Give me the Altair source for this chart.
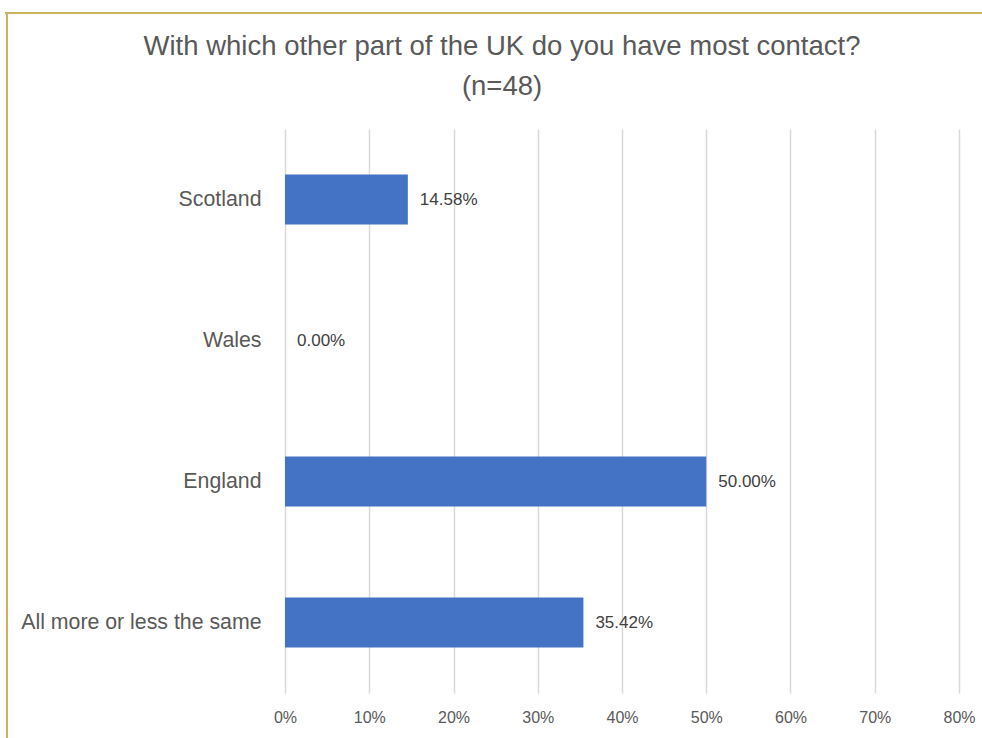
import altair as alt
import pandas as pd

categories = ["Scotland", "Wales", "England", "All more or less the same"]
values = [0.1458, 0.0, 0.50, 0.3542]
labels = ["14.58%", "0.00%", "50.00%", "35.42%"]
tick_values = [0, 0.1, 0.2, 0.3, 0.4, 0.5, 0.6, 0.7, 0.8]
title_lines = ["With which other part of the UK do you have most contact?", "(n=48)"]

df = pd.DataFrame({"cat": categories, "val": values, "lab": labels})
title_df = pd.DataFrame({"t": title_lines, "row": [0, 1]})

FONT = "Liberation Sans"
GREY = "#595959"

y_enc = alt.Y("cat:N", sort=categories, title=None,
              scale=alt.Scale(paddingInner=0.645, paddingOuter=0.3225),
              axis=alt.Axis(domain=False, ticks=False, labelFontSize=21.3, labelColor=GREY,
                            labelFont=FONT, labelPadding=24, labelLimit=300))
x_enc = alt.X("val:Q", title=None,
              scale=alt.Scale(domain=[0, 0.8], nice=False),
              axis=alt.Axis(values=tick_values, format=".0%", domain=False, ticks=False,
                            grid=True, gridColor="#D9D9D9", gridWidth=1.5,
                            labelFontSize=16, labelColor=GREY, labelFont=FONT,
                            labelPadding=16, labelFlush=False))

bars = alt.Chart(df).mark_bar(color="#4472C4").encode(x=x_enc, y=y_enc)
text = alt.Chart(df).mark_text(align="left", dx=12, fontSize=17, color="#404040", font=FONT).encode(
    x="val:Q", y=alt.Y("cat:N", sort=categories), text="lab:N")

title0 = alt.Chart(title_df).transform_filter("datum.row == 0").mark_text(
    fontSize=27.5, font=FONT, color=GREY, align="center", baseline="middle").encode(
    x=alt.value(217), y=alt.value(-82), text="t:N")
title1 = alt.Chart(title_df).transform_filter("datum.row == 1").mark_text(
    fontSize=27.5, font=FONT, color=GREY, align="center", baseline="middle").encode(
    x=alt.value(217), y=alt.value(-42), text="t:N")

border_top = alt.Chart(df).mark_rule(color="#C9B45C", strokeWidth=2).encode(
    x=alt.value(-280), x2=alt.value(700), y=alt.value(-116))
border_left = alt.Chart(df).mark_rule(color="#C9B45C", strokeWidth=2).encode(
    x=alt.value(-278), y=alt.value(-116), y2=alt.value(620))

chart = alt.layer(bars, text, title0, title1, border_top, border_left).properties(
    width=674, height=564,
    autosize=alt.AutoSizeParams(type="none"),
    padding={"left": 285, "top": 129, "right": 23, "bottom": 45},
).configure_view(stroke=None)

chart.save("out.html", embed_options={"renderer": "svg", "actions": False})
# # # # #
TASK INSTRUCTIONS: Quote the data above in full and without alteration; skip the pictures.

THE RESPONSE:
Give me the Altair source for this chart.
import altair as alt
import pandas as pd

categories = ["Scotland", "Wales", "England", "All more or less the same"]
values = [0.1458, 0.0, 0.50, 0.3542]
labels = ["14.58%", "0.00%", "50.00%", "35.42%"]
tick_values = [0, 0.1, 0.2, 0.3, 0.4, 0.5, 0.6, 0.7, 0.8]
title_lines = ["With which other part of the UK do you have most contact?", "(n=48)"]

df = pd.DataFrame({"cat": categories, "val": values, "lab": labels})
title_df = pd.DataFrame({"t": title_lines, "row": [0, 1]})

FONT = "Liberation Sans"
GREY = "#595959"

y_enc = alt.Y("cat:N", sort=categories, title=None,
              scale=alt.Scale(paddingInner=0.645, paddingOuter=0.3225),
              axis=alt.Axis(domain=False, ticks=False, labelFontSize=21.3, labelColor=GREY,
                            labelFont=FONT, labelPadding=24, labelLimit=300))
x_enc = alt.X("val:Q", title=None,
              scale=alt.Scale(domain=[0, 0.8], nice=False),
              axis=alt.Axis(values=tick_values, format=".0%", domain=False, ticks=False,
                            grid=True, gridColor="#D9D9D9", gridWidth=1.5,
                            labelFontSize=16, labelColor=GREY, labelFont=FONT,
                            labelPadding=16, labelFlush=False))

bars = alt.Chart(df).mark_bar(color="#4472C4").encode(x=x_enc, y=y_enc)
text = alt.Chart(df).mark_text(align="left", dx=12, fontSize=17, color="#404040", font=FONT).encode(
    x="val:Q", y=alt.Y("cat:N", sort=categories), text="lab:N")

title0 = alt.Chart(title_df).transform_filter("datum.row == 0").mark_text(
    fontSize=27.5, font=FONT, color=GREY, align="center", baseline="middle").encode(
    x=alt.value(217), y=alt.value(-82), text="t:N")
title1 = alt.Chart(title_df).transform_filter("datum.row == 1").mark_text(
    fontSize=27.5, font=FONT, color=GREY, align="center", baseline="middle").encode(
    x=alt.value(217), y=alt.value(-42), text="t:N")

border_top = alt.Chart(df).mark_rule(color="#C9B45C", strokeWidth=2).encode(
    x=alt.value(-280), x2=alt.value(700), y=alt.value(-116))
border_left = alt.Chart(df).mark_rule(color="#C9B45C", strokeWidth=2).encode(
    x=alt.value(-278), y=alt.value(-116), y2=alt.value(620))

chart = alt.layer(bars, text, title0, title1, border_top, border_left).properties(
    width=674, height=564,
    autosize=alt.AutoSizeParams(type="none"),
    padding={"left": 285, "top": 129, "right": 23, "bottom": 45},
).configure_view(stroke=None)

chart.save("out.html", embed_options={"renderer": "svg", "actions": False})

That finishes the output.